Insider Threats From External Events

March 15, 2022
Jonathan Barrett
MXDR Security Analyst
Insider Threats From External Events

It’s only human to focus on external threats to your well-being. This often applies to organizations and their approaches to security as well; which is why so much energy is typically put into perimeter security. Yet, this approach is antithetical to the zero-trust methodology: Organizations must also pay attention to internal-to-internal and internal-to-external traffic just as much as traffic coming in. 

The mission of the Sidekick MDR team is to monitor for threats on all three of these axes. The impact on the reputation of an organization caught being a source of malicious activity is every bit as bad as being the target. Organizations can quickly find themselves put on blacklists that block communication, impeding their ability to conduct business. And if the attack is successful, they may be exposed to legal liability or technical retaliation. These situations call for a quick response. 

 

How External Events Become Insider Threats 

Recently, the Vectra Sidekick MDR team discovered internal traffic that led to just such a finding. An employee of a services company, let’s call them Acme Inc., took it upon themselves to involve Acme in the Russia/Ukraine conflict. The employee used Acme infrastructure to conduct a denial of service (DoS) attack against Belarusian and Russian organizations. The targets of the attack were a financial services company and a shipping and logistics company. The Sidekick team identified this activity and notified Acme, which promptly shut down the outbound attack. 

Many are quick to point out that the human element is the weakest link in the security chain, but they fail to see things from the perspective that people are also the strongest tool they (or their adversaries) have. In this instance, a single rogue user could have had a very significant impact. In these conflicts, employees are likely to have very strong emotions. And because of these emotions, their actions can be stronger than a company’s policy or existing security measures. 

Even before the recent conflict, Sidekick MDR identified multiple instances of users (sometimes even administrators) installing cryptominers on corporate assets. This is typically seen at universities and lab environments with shared and open machines. Financial motivation, with the perception of only using free resources, moved users to abuse these resources. So what will users be willing to do if they feel an actual moral obligation and have access to “free resources?” 

 

Learn About Your Network and Follow the Basics 

We need a holistic understanding of and approach to proper threat mitigation. News reports, high-fidelity threat feeds, and blog posts are still the best way to stay aware of external threats. However, just like unsupervised learning is required to learn specifics about your network, these news sources cannot tell you how individuals will respond. 

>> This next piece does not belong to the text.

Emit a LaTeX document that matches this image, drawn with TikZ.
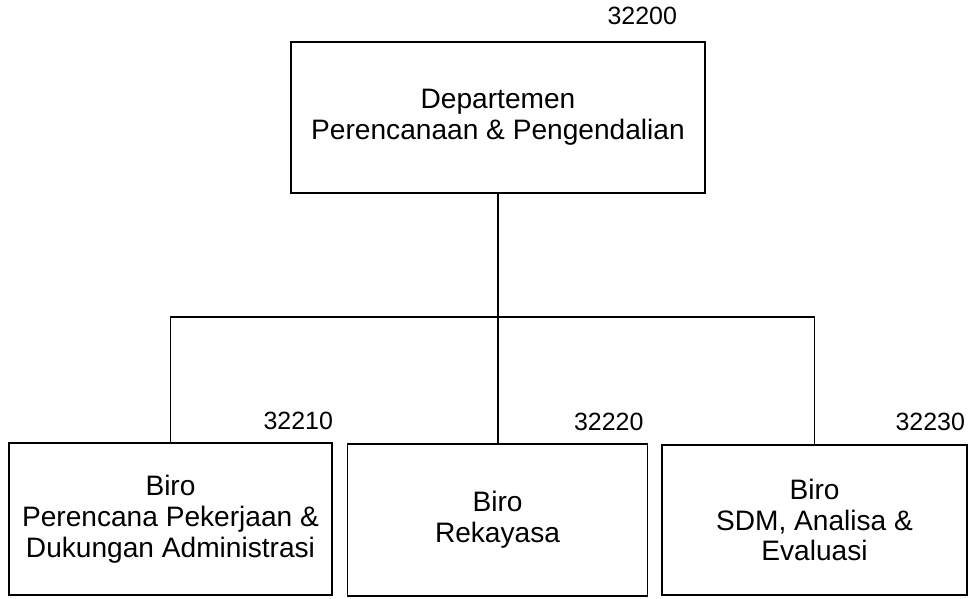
\documentclass[tikz,border=0pt]{standalone}
\usepackage{fontspec}
\setmainfont{Liberation Sans}
\usepackage{tikz}
\usetikzlibrary{
  calc,
  positioning
}
\tikzset{
  unit/.style={draw, line width=0.9pt, align=center, inner sep=0pt,
    font=\fontsize{16}{17.5}\selectfont},
  code/.style={anchor=south east, inner sep=0pt,
    font=\fontsize{14.2}{16}\selectfont}
}

\begin{document}
\begin{tikzpicture}[x=0.02cm, y=-0.02cm, line width=0.9pt]
      \useasboundingbox (0,0) rectangle (969,598);

      % departemen
      \node[unit, minimum width=8.28cm, minimum height=3.02cm] (dept) at (498,117.5) {Departemen\\Perencanaan \& Pengendalian};
      \node[code] (deptcode) at ([xshift=-0.56cm, yshift=0.32cm]dept.north east) {32200};

      % biro
      \node[unit, minimum width=6.46cm, minimum height=3.04cm] (biroA) at (170.5,519) {Biro\\Perencana Pekerjaan \&\\Dukungan Administrasi};
      \node[unit, minimum width=6cm, minimum height=3.04cm] (biroB) at (497.5,520) {Biro\\Rekayasa};
      \node[unit, minimum width=6.1cm, minimum height=3cm] (biroC) at (814.5,520) {Biro\\SDM, Analisa \&\\Evaluasi};

      % kode biro
      \node[code] (biroAcode) at ([xshift=0.02cm, yshift=0.24cm]biroA.north east) {32210};
      \node[code] (biroBcode) at ([xshift=-0.08cm, yshift=0.24cm]biroB.north east) {32220};
      \node[code] (biroCcode) at ([xshift=-0.04cm, yshift=0.26cm]biroC.north east) {32230};

      % garis
      \coordinate (split) at (498,317);
      \draw (dept.south) -- (split);
      \draw (biroA.north) |- (split) -| (biroC.north);
      \draw (split) -- (split |- biroB.north);
\end{tikzpicture}
\end{document}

Following basic steps, like those outlined by CISA, can go a long way toward protecting organizations from cyberattacks. But we must remember that not all threats happen outside the organization, and that threats emanating from the inside your environment are still very real. It is all too easy to focus entirely on external threats in times such as this and see the large DDoS campaigns as something that happens only to other people. But the networks we protect can – willing or otherwise – become tools in such a campaign. Ensuring we have reliable monitoring to deliver the best possible coverage is paramount.